_INFORMATION PROVIDED_.
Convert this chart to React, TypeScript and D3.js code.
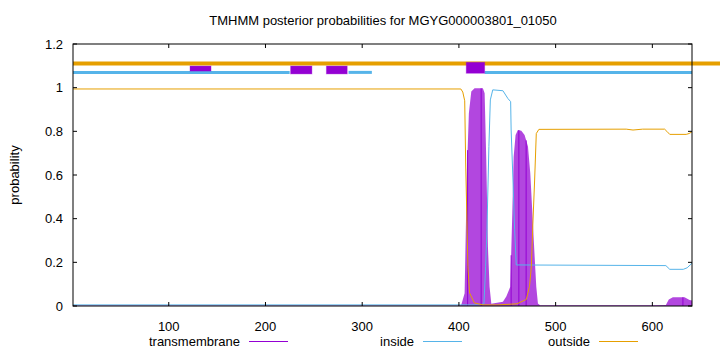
import React from 'react';
import * as d3 from 'd3';

const WIDTH = 720;
const HEIGHT = 352;
const MARGIN = { top: 44, right: 28, bottom: 46, left: 73 };

const TITLE = 'TMHMM posterior probabilities for MGYG000003801_01050';

// residue positions / posterior values
const tmPos = [1, 400, 402.4, 405.9, 408.3, 410.3, 412.8, 416.2, 424.8, 426.6, 428.3, 430, 431.7, 433.5, 445.5, 449, 453.1, 455.2, 456.6, 458.6, 461, 464.5, 467.9, 471.4, 473.8, 476.5, 478.3, 480, 481.7, 484, 600, 614, 617, 621.2, 633.3, 638.5, 641];
const tmProb = [0.002, 0.002, 0.005, 0.058, 0.623, 0.883, 0.982, 0.997, 0.997, 0.974, 0.669, 0.272, 0.088, 0.01, 0.02, 0.043, 0.088, 0.425, 0.684, 0.783, 0.806, 0.803, 0.783, 0.73, 0.608, 0.379, 0.226, 0.088, 0.012, 0.003, 0.003, 0.005, 0.03, 0.04, 0.04, 0.027, 0.025];

const insidePos = [1, 400, 421, 425.9, 427.6, 429, 431, 432.5, 435, 445.5, 450.7, 453.5, 454, 455.9, 457.6, 459.3, 614, 618, 632, 636, 641];
const insideProb = [0.005, 0.005, 0.005, 0.01, 0.18, 0.35, 0.73, 0.944, 0.99, 0.986, 0.95, 0.936, 0.806, 0.577, 0.35, 0.188, 0.185, 0.168, 0.168, 0.175, 0.196];

const outsidePos = [1, 402, 404, 406, 407, 408.3, 409.3, 411, 416, 425, 440, 460, 469.7, 473, 474.9, 476.5, 478.3, 480, 482.7, 573, 580, 590, 612.7, 615, 618, 635, 638, 641];
const outsideProb = [0.994, 0.994, 0.98, 0.94, 0.655, 0.39, 0.18, 0.06, 0.014, 0.005, 0.005, 0.01, 0.03, 0.09, 0.18, 0.38, 0.577, 0.79, 0.809, 0.81, 0.806, 0.81, 0.81, 0.8, 0.786, 0.786, 0.79, 0.798];

// dark impulse strokes inside the transmembrane fill
const tmImpulses = [409, 423, 454, 462, 469.5, 631.6];

// predicted topology drawn above the plot
const tmSegments = [
  { start: 122, end: 143.7, lo: 1.076, hi: 1.099 },
  { start: 226, end: 248, lo: 1.063, hi: 1.099 },
  { start: 263, end: 284.5, lo: 1.063, hi: 1.099 },
  { start: 407.6, end: 426.6, lo: 1.066, hi: 1.116 },
];
const insideSegments = [
  [1, 225],
  [285.9, 310],
  [426.6, 641],
];
const OUTSIDE_LEVEL = 1.111;
const INSIDE_LEVEL = 1.07;

const xTicks = [100, 200, 300, 400, 500, 600];
const yTicks = [0, 0.2, 0.4, 0.6, 0.8, 1, 1.2];

const PURPLE = '#9400d3';
const BLUE = '#56b4e9';
const ORANGE = '#e69f00';
const FONT = '"Liberation Sans", Arial, sans-serif';

const App = () => {
  const x = d3.scaleLinear().domain([1, 641]).range([MARGIN.left, WIDTH - MARGIN.right]);
  const y = d3.scaleLinear().domain([0, 1.2]).range([HEIGHT - MARGIN.bottom, MARGIN.top]);

  const tm = tmPos.map((p, i) => [p, tmProb[i]] as [number, number]);
  const inside = insidePos.map((p, i) => [p, insideProb[i]] as [number, number]);
  const outside = outsidePos.map((p, i) => [p, outsideProb[i]] as [number, number]);

  const line = d3
    .line<[number, number]>()
    .x((d) => x(d[0]))
    .y((d) => y(d[1]));
  const area = d3
    .area<[number, number]>()
    .x((d) => x(d[0]))
    .y0(y(0))
    .y1((d) => y(d[1]));

  const tmAt = (p: number) => {
    const i = d3.bisectLeft(tmPos, p);
    if (i <= 0) return tmProb[0];
    const t = (p - tmPos[i - 1]) / (tmPos[i] - tmPos[i - 1]);
    return tmProb[i - 1] + t * (tmProb[i] - tmProb[i - 1]);
  };

  const x0 = x.range()[0];
  const x1 = x.range()[1];
  const y0 = y.range()[0];
  const y1 = y.range()[1];
  const TICK = 4;

  const legend = [
    { label: 'transmembrane', color: PURPLE, end: 240 },
    { label: 'inside', color: BLUE, end: 414 },
    { label: 'outside', color: ORANGE, end: 590 },
  ];

  return (
    <svg
      width={WIDTH}
      height={HEIGHT}
      style={{ position: 'absolute', left: 0, top: 0, background: '#fff' }}
      fontFamily={FONT}
    >
      <defs>
        <clipPath id="plot-area">
          <rect x={x0} y={y1} width={x1 - x0} height={y0 - y1} />
        </clipPath>
      </defs>

      <text x={383} y={25} textAnchor="middle" fontSize={13}>
        {TITLE}
      </text>

      <g clipPath="url(#plot-area)">
        <path d={area(tm) as string} fill={PURPLE} fillOpacity={0.72} />
        {tmImpulses.map((p, i) => (
          <line key={i} x1={x(p)} x2={x(p)} y1={y(0)} y2={y(tmAt(p))} stroke={PURPLE} strokeWidth={1} />
        ))}
        <path d={line(inside) as string} fill="none" stroke={BLUE} strokeWidth={1} />
        <path d={line(outside) as string} fill="none" stroke={ORANGE} strokeWidth={1} />
      </g>

      {/* topology */}
      <line
        x1={x(1)}
        x2={WIDTH}
        y1={y(OUTSIDE_LEVEL)}
        y2={y(OUTSIDE_LEVEL)}
        stroke={ORANGE}
        strokeWidth={4}
      />
      {insideSegments.map(([s, e], i) => (
        <line key={i} x1={x(s)} x2={x(e)} y1={y(INSIDE_LEVEL)} y2={y(INSIDE_LEVEL)} stroke={BLUE} strokeWidth={3} />
      ))}
      {tmSegments.map((s, i) => (
        <rect
          key={i}
          x={x(s.start)}
          y={y(s.hi)}
          width={x(s.end) - x(s.start)}
          height={y(s.lo) - y(s.hi)}
          fill={PURPLE}
          stroke={PURPLE}
          strokeOpacity={0.35}
          strokeWidth={1}
        />
      ))}

      {/* frame + ticks */}
      <rect x={x0} y={y1} width={x1 - x0} height={y0 - y1} fill="none" stroke="#000" strokeWidth={1} />
      {xTicks.map((t) => (
        <g key={t}>
          <line x1={x(t)} x2={x(t)} y1={y0} y2={y0 - TICK} stroke="#000" />
          <line x1={x(t)} x2={x(t)} y1={y1} y2={y1 + TICK} stroke="#000" />
          <text x={x(t)} y={y0 + 25} textAnchor="middle" fontSize={13}>
            {t}
          </text>
        </g>
      ))}
      {yTicks.map((t) => (
        <g key={t}>
          <line x1={x0} x2={x0 + TICK} y1={y(t)} y2={y(t)} stroke="#000" />
          <line x1={x1} x2={x1 - TICK} y1={y(t)} y2={y(t)} stroke="#000" />
          <text x={x0 - 10} y={y(t) + 4.5} textAnchor="end" fontSize={13}>
            {d3.format('~g')(t)}
          </text>
        </g>
      ))}
      <text transform={`translate(19, ${(y0 + y1) / 2}) rotate(-90)`} textAnchor="middle" fontSize={13}>
        probability
      </text>

      {/* legend */}
      {legend.map((l) => (
        <g key={l.label}>
          <text x={l.end} y={346} textAnchor="end" fontSize={13}>
            {l.label}
          </text>
          <line x1={l.end + 9} x2={l.end + 48} y1={341.5} y2={341.5} stroke={l.color} strokeWidth={1} />
        </g>
      ))}
    </svg>
  );
};

export default App;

_WHAT IS REQUIRED_.
Every line above should be returned exactly; the pictures stay out.

_RESPONSE TO THE TASK_.
Convert this chart to React, TypeScript and D3.js code.
import React from 'react';
import * as d3 from 'd3';

const WIDTH = 720;
const HEIGHT = 352;
const MARGIN = { top: 44, right: 28, bottom: 46, left: 73 };

const TITLE = 'TMHMM posterior probabilities for MGYG000003801_01050';

// residue positions / posterior values
const tmPos = [1, 400, 402.4, 405.9, 408.3, 410.3, 412.8, 416.2, 424.8, 426.6, 428.3, 430, 431.7, 433.5, 445.5, 449, 453.1, 455.2, 456.6, 458.6, 461, 464.5, 467.9, 471.4, 473.8, 476.5, 478.3, 480, 481.7, 484, 600, 614, 617, 621.2, 633.3, 638.5, 641];
const tmProb = [0.002, 0.002, 0.005, 0.058, 0.623, 0.883, 0.982, 0.997, 0.997, 0.974, 0.669, 0.272, 0.088, 0.01, 0.02, 0.043, 0.088, 0.425, 0.684, 0.783, 0.806, 0.803, 0.783, 0.73, 0.608, 0.379, 0.226, 0.088, 0.012, 0.003, 0.003, 0.005, 0.03, 0.04, 0.04, 0.027, 0.025];

const insidePos = [1, 400, 421, 425.9, 427.6, 429, 431, 432.5, 435, 445.5, 450.7, 453.5, 454, 455.9, 457.6, 459.3, 614, 618, 632, 636, 641];
const insideProb = [0.005, 0.005, 0.005, 0.01, 0.18, 0.35, 0.73, 0.944, 0.99, 0.986, 0.95, 0.936, 0.806, 0.577, 0.35, 0.188, 0.185, 0.168, 0.168, 0.175, 0.196];

const outsidePos = [1, 402, 404, 406, 407, 408.3, 409.3, 411, 416, 425, 440, 460, 469.7, 473, 474.9, 476.5, 478.3, 480, 482.7, 573, 580, 590, 612.7, 615, 618, 635, 638, 641];
const outsideProb = [0.994, 0.994, 0.98, 0.94, 0.655, 0.39, 0.18, 0.06, 0.014, 0.005, 0.005, 0.01, 0.03, 0.09, 0.18, 0.38, 0.577, 0.79, 0.809, 0.81, 0.806, 0.81, 0.81, 0.8, 0.786, 0.786, 0.79, 0.798];

// dark impulse strokes inside the transmembrane fill
const tmImpulses = [409, 423, 454, 462, 469.5, 631.6];

// predicted topology drawn above the plot
const tmSegments = [
  { start: 122, end: 143.7, lo: 1.076, hi: 1.099 },
  { start: 226, end: 248, lo: 1.063, hi: 1.099 },
  { start: 263, end: 284.5, lo: 1.063, hi: 1.099 },
  { start: 407.6, end: 426.6, lo: 1.066, hi: 1.116 },
];
const insideSegments = [
  [1, 225],
  [285.9, 310],
  [426.6, 641],
];
const OUTSIDE_LEVEL = 1.111;
const INSIDE_LEVEL = 1.07;

const xTicks = [100, 200, 300, 400, 500, 600];
const yTicks = [0, 0.2, 0.4, 0.6, 0.8, 1, 1.2];

const PURPLE = '#9400d3';
const BLUE = '#56b4e9';
const ORANGE = '#e69f00';
const FONT = '"Liberation Sans", Arial, sans-serif';

const App = () => {
  const x = d3.scaleLinear().domain([1, 641]).range([MARGIN.left, WIDTH - MARGIN.right]);
  const y = d3.scaleLinear().domain([0, 1.2]).range([HEIGHT - MARGIN.bottom, MARGIN.top]);

  const tm = tmPos.map((p, i) => [p, tmProb[i]] as [number, number]);
  const inside = insidePos.map((p, i) => [p, insideProb[i]] as [number, number]);
  const outside = outsidePos.map((p, i) => [p, outsideProb[i]] as [number, number]);

  const line = d3
    .line<[number, number]>()
    .x((d) => x(d[0]))
    .y((d) => y(d[1]));
  const area = d3
    .area<[number, number]>()
    .x((d) => x(d[0]))
    .y0(y(0))
    .y1((d) => y(d[1]));

  const tmAt = (p: number) => {
    const i = d3.bisectLeft(tmPos, p);
    if (i <= 0) return tmProb[0];
    const t = (p - tmPos[i - 1]) / (tmPos[i] - tmPos[i - 1]);
    return tmProb[i - 1] + t * (tmProb[i] - tmProb[i - 1]);
  };

  const x0 = x.range()[0];
  const x1 = x.range()[1];
  const y0 = y.range()[0];
  const y1 = y.range()[1];
  const TICK = 4;

  const legend = [
    { label: 'transmembrane', color: PURPLE, end: 240 },
    { label: 'inside', color: BLUE, end: 414 },
    { label: 'outside', color: ORANGE, end: 590 },
  ];

  return (
    <svg
      width={WIDTH}
      height={HEIGHT}
      style={{ position: 'absolute', left: 0, top: 0, background: '#fff' }}
      fontFamily={FONT}
    >
      <defs>
        <clipPath id="plot-area">
          <rect x={x0} y={y1} width={x1 - x0} height={y0 - y1} />
        </clipPath>
      </defs>

      <text x={383} y={25} textAnchor="middle" fontSize={13}>
        {TITLE}
      </text>

      <g clipPath="url(#plot-area)">
        <path d={area(tm) as string} fill={PURPLE} fillOpacity={0.72} />
        {tmImpulses.map((p, i) => (
          <line key={i} x1={x(p)} x2={x(p)} y1={y(0)} y2={y(tmAt(p))} stroke={PURPLE} strokeWidth={1} />
        ))}
        <path d={line(inside) as string} fill="none" stroke={BLUE} strokeWidth={1} />
        <path d={line(outside) as string} fill="none" stroke={ORANGE} strokeWidth={1} />
      </g>

      {/* topology */}
      <line
        x1={x(1)}
        x2={WIDTH}
        y1={y(OUTSIDE_LEVEL)}
        y2={y(OUTSIDE_LEVEL)}
        stroke={ORANGE}
        strokeWidth={4}
      />
      {insideSegments.map(([s, e], i) => (
        <line key={i} x1={x(s)} x2={x(e)} y1={y(INSIDE_LEVEL)} y2={y(INSIDE_LEVEL)} stroke={BLUE} strokeWidth={3} />
      ))}
      {tmSegments.map((s, i) => (
        <rect
          key={i}
          x={x(s.start)}
          y={y(s.hi)}
          width={x(s.end) - x(s.start)}
          height={y(s.lo) - y(s.hi)}
          fill={PURPLE}
          stroke={PURPLE}
          strokeOpacity={0.35}
          strokeWidth={1}
        />
      ))}

      {/* frame + ticks */}
      <rect x={x0} y={y1} width={x1 - x0} height={y0 - y1} fill="none" stroke="#000" strokeWidth={1} />
      {xTicks.map((t) => (
        <g key={t}>
          <line x1={x(t)} x2={x(t)} y1={y0} y2={y0 - TICK} stroke="#000" />
          <line x1={x(t)} x2={x(t)} y1={y1} y2={y1 + TICK} stroke="#000" />
          <text x={x(t)} y={y0 + 25} textAnchor="middle" fontSize={13}>
            {t}
          </text>
        </g>
      ))}
      {yTicks.map((t) => (
        <g key={t}>
          <line x1={x0} x2={x0 + TICK} y1={y(t)} y2={y(t)} stroke="#000" />
          <line x1={x1} x2={x1 - TICK} y1={y(t)} y2={y(t)} stroke="#000" />
          <text x={x0 - 10} y={y(t) + 4.5} textAnchor="end" fontSize={13}>
            {d3.format('~g')(t)}
          </text>
        </g>
      ))}
      <text transform={`translate(19, ${(y0 + y1) / 2}) rotate(-90)`} textAnchor="middle" fontSize={13}>
        probability
      </text>

      {/* legend */}
      {legend.map((l) => (
        <g key={l.label}>
          <text x={l.end} y={346} textAnchor="end" fontSize={13}>
            {l.label}
          </text>
          <line x1={l.end + 9} x2={l.end + 48} y1={341.5} y2={341.5} stroke={l.color} strokeWidth={1} />
        </g>
      ))}
    </svg>
  );
};

export default App;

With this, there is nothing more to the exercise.